Investing.com - European stock markets are expected to open lower Friday, following the previous session’s sharp selloff in the tech sector on Wall Street and amid concerns of an economic slowdown.
At 02:00 ET (06:00 GMT), the DAX futures contract in Germany traded 0.6% lower, CAC 40 futures in France dropped 0.1% and the FTSE 100 futures contract in the U.K. fell 0.1%.
U.K. retail sales rise more than expected
Britain's retail sales data for June leads a light global economic calendar Friday, and showed growth of 0.7% on the month, more than the expected 0.2%, but this still represents an annual drop of 1%.
This followed the release late Thursday of the July GfK consumer confidence gauge, which fell for the first time in six months, suggesting the reality of soaring inflation is starting to hit the U.K. consumer.
This could weigh heavily on economic growth as the year progresses, as the Bank of England is widely expected to continue its rate-hiking campaign next month given inflation remains well above target, even after slowing more than expected in June.
The European Central Bank is also widely expected to raise its benchmark rate at its next meeting, but its policymakers are in a blackout period ahead of next week’s rate decision.

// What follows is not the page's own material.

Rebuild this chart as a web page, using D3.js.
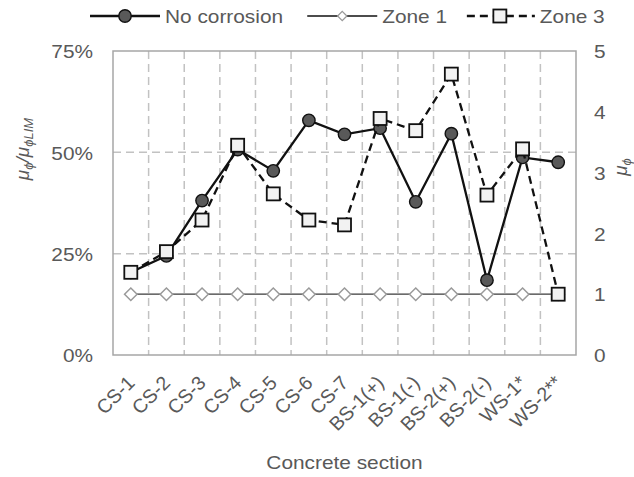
<!DOCTYPE html>
<html>
<head>
<meta charset="utf-8">
<script src="https://cdn.jsdelivr.net/npm/d3@7"></script>
<style>
  body { margin: 0; background: #fff; }
  text { font-family: "Liberation Sans", Arial, sans-serif; fill: #595959; }
</style>
</head>
<body>
<svg id="chart" width="634" height="477"></svg>
<script>
// Concrete sections along the x axis
const sections = ["CS-1", "CS-2", "CS-3", "CS-4", "CS-5", "CS-6", "CS-7",
                  "BS-1(+)", "BS-1(-)", "BS-2(+)", "BS-2(-)", "WS-1*", "WS-2**"];

// Ductility μϕ per section (right axis); left axis shows μϕ/μϕLIM with μϕLIM = 1/0.15
const noCorrosion = [1.36, 1.63, 2.54, 3.38, 3.03, 3.86, 3.63, 3.73, 2.52, 3.64, 1.23, 3.25, 3.17];
const zone1       = [1.00, 1.00, 1.00, 1.00, 1.00, 1.00, 1.00, 1.00, 1.00, 1.00, 1.00, 1.00, 1.00];
const zone3       = [1.36, 1.70, 2.22, 3.45, 2.65, 2.22, 2.14, 3.89, 3.69, 4.62, 2.63, 3.39, 1.00];

const leftTicks  = [0, 0.25, 0.5, 0.75];
const rightTicks = [0, 1, 2, 3, 4, 5];
const seriesNames = ["No corrosion", "Zone 1", "Zone 3"];

const W = 634, H = 477;
const m = { top: 51, right: 58, bottom: 122, left: 113 };
const svg = d3.select("#chart");

const x = d3.scaleBand().domain(sections).range([m.left, W - m.right]);
const yMu = d3.scaleLinear().domain([0, 5]).range([H - m.bottom, m.top]);
const yPct = d3.scaleLinear().domain([0, 0.75]).range([H - m.bottom, m.top]);

const TXT = 18.6, STRETCH = 1.12;
function widen(sel) {
  sel.each(function () {
    const w = this.getComputedTextLength();
    this.setAttribute("textLength", w * STRETCH);
    this.setAttribute("lengthAdjust", "spacingAndGlyphs");
  });
}

// Grid
const grid = svg.append("g");
grid.selectAll("line.h").data([0.25, 0.5]).join("line")
  .attr("x1", m.left).attr("x2", W - m.right)
  .attr("y1", d => yPct(d)).attr("y2", d => yPct(d))
  .attr("stroke", "#c2c2c2").attr("stroke-width", 1.5).attr("stroke-dasharray", "8,5");
grid.selectAll("line.v").data(sections.slice(1)).join("line")
  .attr("x1", d => x(d)).attr("x2", d => x(d))
  .attr("y1", m.top).attr("y2", H - m.bottom)
  .attr("stroke", "#c2c2c2").attr("stroke-width", 1.5).attr("stroke-dasharray", "8,5");

// Plot frame
svg.append("rect")
  .attr("x", m.left).attr("y", m.top)
  .attr("width", W - m.left - m.right).attr("height", H - m.top - m.bottom)
  .attr("fill", "none").attr("stroke", "#a6a6a6").attr("stroke-width", 1.5);

// Left axis
const gl = svg.append("g").attr("transform", `translate(${m.left},0)`)
  .call(d3.axisLeft(yPct).tickValues(leftTicks).tickFormat(d3.format(".0%")).tickSize(0).tickPadding(20));
gl.select(".domain").remove();
gl.selectAll("text").attr("font-size", TXT).attr("font-family", null).attr("dy", "0.36em").call(widen);

// Right axis
const gr = svg.append("g").attr("transform", `translate(${W - m.right},0)`)
  .call(d3.axisRight(yMu).tickValues(rightTicks).tickFormat(d3.format("d")).tickSize(0).tickPadding(18));
gr.select(".domain").remove();
gr.selectAll("text").attr("font-size", TXT).attr("font-family", null).attr("dy", "0.36em").call(widen);

// Bottom axis with rotated labels
const gb = svg.append("g").attr("transform", `translate(0,${H - m.bottom})`)
  .call(d3.axisBottom(x).tickSize(0).tickPadding(0));
gb.select(".domain").remove();
gb.selectAll("text")
  .attr("font-size", 19.5).attr("font-family", null)
  .attr("text-anchor", "end").attr("y", 0).attr("dy", 0)
  .attr("transform", "translate(5,29) rotate(-45)");

// Axis titles
svg.append("text").attr("x", (m.left + W - m.right) / 2).attr("y", 469)
  .attr("text-anchor", "middle").attr("font-size", TXT).text("Concrete section").call(widen);

const lt = svg.append("text").attr("transform", "translate(29,149) rotate(-90)")
  .attr("text-anchor", "middle").attr("font-size", 19).attr("font-style", "italic");
lt.append("tspan").text("μ");
lt.append("tspan").attr("font-size", 13).attr("dy", 4).text("ϕ");
lt.append("tspan").attr("dy", -4).text("/μ");
lt.append("tspan").attr("font-size", 13).attr("dy", 4).text("ϕLIM");

const rt = svg.append("text").attr("transform", "translate(627,167) rotate(-90)")
  .attr("text-anchor", "middle").attr("font-size", 19).attr("font-style", "italic");
rt.append("tspan").text("μ");
rt.append("tspan").attr("font-size", 13).attr("dy", 4).text("ϕ");

// Series
const cx = d => x(d) + x.bandwidth() / 2;
const line = d3.line().x(d => cx(d.s)).y(d => yMu(d.v));
const pts = arr => arr.map((v, i) => ({ s: sections[i], v }));

const diamond = d3.symbol().type(d3.symbolDiamond2).size(100);

// Zone 1
svg.append("path").datum(pts(zone1)).attr("d", line)
  .attr("fill", "none").attr("stroke", "#3a3a3a").attr("stroke-width", 1.3);
svg.append("g").selectAll("path").data(pts(zone1)).join("path")
  .attr("d", diamond).attr("transform", d => `translate(${cx(d.s)},${yMu(d.v)})`)
  .attr("fill", "#fff").attr("stroke", "#9a9a9a").attr("stroke-width", 1.5);

// No corrosion
svg.append("path").datum(pts(noCorrosion)).attr("d", line)
  .attr("fill", "none").attr("stroke", "#111").attr("stroke-width", 2.3);
svg.append("g").selectAll("circle").data(pts(noCorrosion)).join("circle")
  .attr("cx", d => cx(d.s)).attr("cy", d => yMu(d.v)).attr("r", 6.2)
  .attr("fill", "#595959").attr("stroke", "#111").attr("stroke-width", 1.4);

// Zone 3
svg.append("path").datum(pts(zone3)).attr("d", line)
  .attr("fill", "none").attr("stroke", "#111").attr("stroke-width", 2.3).attr("stroke-dasharray", "8,5");
svg.append("g").selectAll("rect").data(pts(zone3)).join("rect")
  .attr("x", d => cx(d.s) - 6.5).attr("y", d => yMu(d.v) - 6.5)
  .attr("width", 13).attr("height", 13)
  .attr("fill", "#f2f2f2").attr("stroke", "#111").attr("stroke-width", 1.8);

// Legend
const lg = svg.append("g");
let lx = 90;
const ly = 16;
seriesNames.forEach((name, i) => {
  const g = lg.append("g");
  const l = g.append("line").attr("x1", lx).attr("x2", lx + 70).attr("y1", ly).attr("y2", ly)
    .attr("stroke", "#111").attr("stroke-width", i === 1 ? 1.3 : 2.3);
  if (i === 2) l.attr("stroke-dasharray", "8,5").attr("x1", lx + 2);
  const mx = lx + 35;
  if (i === 0) g.append("circle").attr("cx", mx).attr("cy", ly).attr("r", 6.2)
    .attr("fill", "#595959").attr("stroke", "#111").attr("stroke-width", 1.4);
  if (i === 1) g.append("path").attr("d", d3.symbol().type(d3.symbolDiamond2).size(55))
    .attr("transform", `translate(${mx},${ly})`).attr("fill", "#fff").attr("stroke", "#9a9a9a").attr("stroke-width", 1.3);
  if (i === 2) g.append("rect").attr("x", mx - 6.5).attr("y", ly - 6.5).attr("width", 13).attr("height", 13)
    .attr("fill", "#f2f2f2").attr("stroke", "#111").attr("stroke-width", 1.8);
  const t = g.append("text").attr("x", lx + 75).attr("y", ly).attr("dy", "0.36em")
    .attr("font-size", TXT).text(name).call(widen);
  lx += 75 + t.node().getComputedTextLength() * STRETCH + 10;
});
</script>
</body>
</html>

Thales lifts sales outlook
The quarterly earnings season continues Friday, although at a slightly slower pace as the week comes to an end.
Thales (EPA:TCFP) will be in focus after the French aerospace company upgraded its sales outlook after a solid first half, with the current geopolitical uncertainty likely to boost defense spending.
That said, the tech sector will also be in the spotlight after the Nasdaq Composite index fell nearly 300 points on Wall Street Thursday.
Additionally, the U.S. Federal Trade Commission withdrew its case seeking to block Microsoft (NASDAQ:MSFT)'s $69 billion acquisition of game-maker Activision Blizzard (NASDAQ:ATVI), making the takeover more likely to proceed.
Oil prices rise on hopes of more Chinese support
Crude prices rose Friday, closing a volatile week with gains on rising hopes that China, the world’s largest crude importer, will roll out more stimulus measures to support its stuttering economic recovery.
The country revealed disappointing second-quarter growth numbers earlier this week, prompting Beijing to unveil new measures on Friday aimed at promoting local spending, and raising expectations of more widespread support.
That said, caution ahead of next week’s Fed meeting has stymied any major gains, especially as the dollar rebounded from a 15-month low amid positioning for the meeting.
By 02:00 ET, the U.S. crude futures traded 0.8% higher at $76.27 a barrel, while the Brent contract climbed 0.8% to $80.27. Both contracts are on course for gains of around 1% this week.
Additionally, gold futures rose 0.1% to $1,972.65/oz, while EUR/USD traded 0.1% higher at 1.1140.